Jesus challenges His disciples to adopt an entirely different posture when cursed, hated, persecuted, or exploited. We are to love, bless, pray, and do good to anyone who treats us so shamefully. Is He serious? Does He really expect us to treat well those who harm us – to bless them, lift them up in prayer, and shower them with love? Yes, that radical response is exactly what He wants from us. For that is where the power of God resides. That power not only transforms us to look more like Him, it ultimately defeats the power of hate, violence, bitterness, and abuse.
How might Jesus’ command affect your behavior today? Instead of cursing and engaging in road rage when a driver cuts you off, smile and wave politely. Instead of harboring resentment and plotting the downfall of a colleague who has taken credit for your work, pray for her success instead. Instead of directing a flurry of snide remarks, engaging in gossip, or holding a grudge against someone who treats you with contempt or intentionally humiliates you in front of others, compliment them publically and identify opportunities to help them. Though it sounds counter-intuitive, real power lies in such acts of love, mercy, and forgiveness.
Serve others. The mother of two of Jesus’ disciples requests her sons be seated at His left and right hands when He ushers in His kingdom. In response, Jesus says: “You know that the rulers of the Gentiles lord it over them, and those who are great exercise authority over them. Yet it shall not be so among you; but whoever desires to become great among you, let him be your servant. And whoever desires to be first among you, let him be your slave— just as the Son of Man did not come to be served, but to serve, and to give His life a ransom for many” (Matthew 20:25-28, NKJV).
Again, the contrast could not be starker with what the world teaches. Every civilization shares a common set of expectations for great people. They rule over others, they exercise power, and they are served. They are easily identified in every community, industry, and geography. They command respect, demand fidelity, and reprimand the insubordinate. They are politicians, executives, entertainers, professors, the rich and the powerful. The world operates the way it does because these men and women operate the way they do.

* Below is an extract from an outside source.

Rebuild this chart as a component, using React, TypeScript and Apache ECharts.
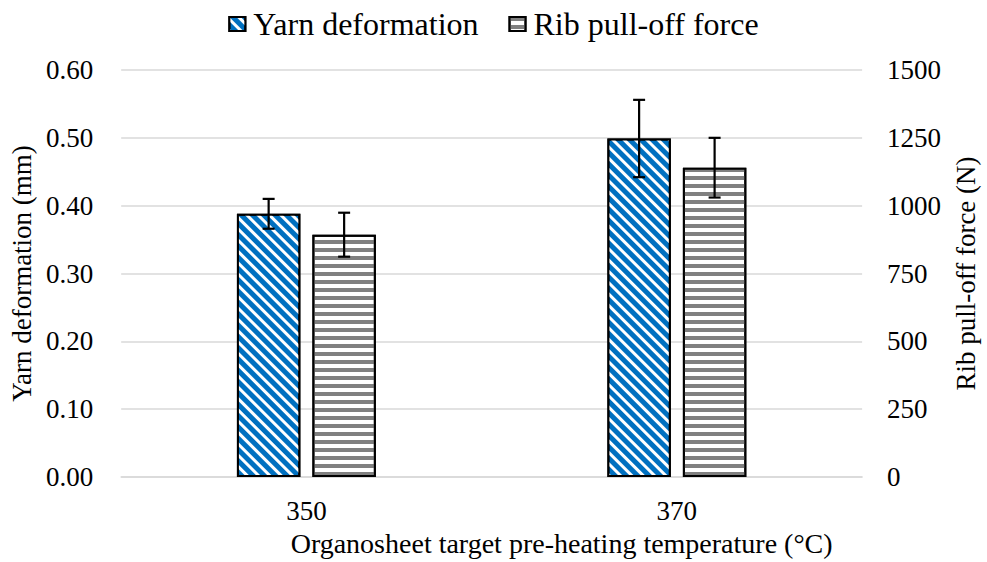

Jesus rejects that worldview and institutes a new paradigm for His followers. Those who want greatness must serve others. If you want to be first in His kingdom you need to submit to Him and operate as a slave. As believers a servant’s mentality ought to define our interaction with others (great and small). That may sound crazy. You might consider it a ridiculous and radical view. And indeed it is. But it also represents the expectations Jesus has for those who love Him. Such behavior sends a clear and resounding message to society: The kingdom of God operates on an entirely different set of principles than those employed by the world.
Do you want to be great in God’s eyes? Then identify an opportunity or two (or three) to serve someone every day. Don’t limit your service to friends and loved ones. Serve strangers, the marginalized, the hurting, and the desperate as well. You may find it embarrassing at first because serving others often requires considerable humility, especially when serving the less fortunate, the mentally ill, and those that society deems losers. The more society esteems you the harder this will be. But it is what the Lord expects. It is best to begin making it your practice today.
Die to live. Perhaps the most counter-culture of all Jesus’ teachings it might also be the most powerful. Outlining what it means to follow Him, Jesus declares: “I tell you the truth, unless a kernel of wheat is planted in the soil and dies, it remains alone. But its death will produce many new kernels—a plentiful harvest of new lives. Those who love their life in this world will lose it. Those who care nothing for their life in this world will keep it for eternity” (John 12:24-25, NLT). We never really live until we die – not a physical death but a metaphorical death to ourselves. We lay our hopes, dreams, interests, career, and plans at His feet and commit our lives fully to Him – submitting to His call the entirety of our lives. It is in death, Jesus informs us, that we bear spiritual fruit and maximize our impact for His kingdom.
He calls us to sacrifice our lives for others even as He sacrificed His life for us. In our symbolic death we are liberated from the heavy burden of societal and family expectations and are freed from the greed, pride, selfishness, and desires that drive our dreams and influence our choices. Instead, we embrace a spirit of generosity, sacrifice, humility, and service. As we do we become more like Christ and less entangled in the concerns and temptations of this world, allowing us to make a difference in the world.
What are some examples? Consider the following: moving to global hotspots as an ambassador for Christ to shine His light into communities consumed with darkness; switching careers to work with non-profit agencies to address suffering in developing countries; spending vacations serving others on a mission trip; downsizing our lifestyles to funnel more of our income to ministries that share the Good News with others. Those are just a few but there are thousands more.
Many considered Jesus’ teachings radical and revolutionary in His day. Why would any sane person willingly love his or her enemy, serve others, and die to self? Two thousand years later society continues to describe Jesus’ teaching in similar terms because it contrasts so dramatically with the foundational principles of the world. Moreover, the lifestyle He calls us to live exposes the weakness of the world’s ideology that produces so much turmoil, violence, hopelessness, and exploitation.
Let’s show the world a better way, the way of Christ. Let’s demonstrate true greatness by serving others. Let’s respond to hate, violence and mistreatment with love, kindness, and forgiveness, and offer others a glimpse into heaven. And let’s die to self to show the world what Jesus looks like. What better way to honor our Savior?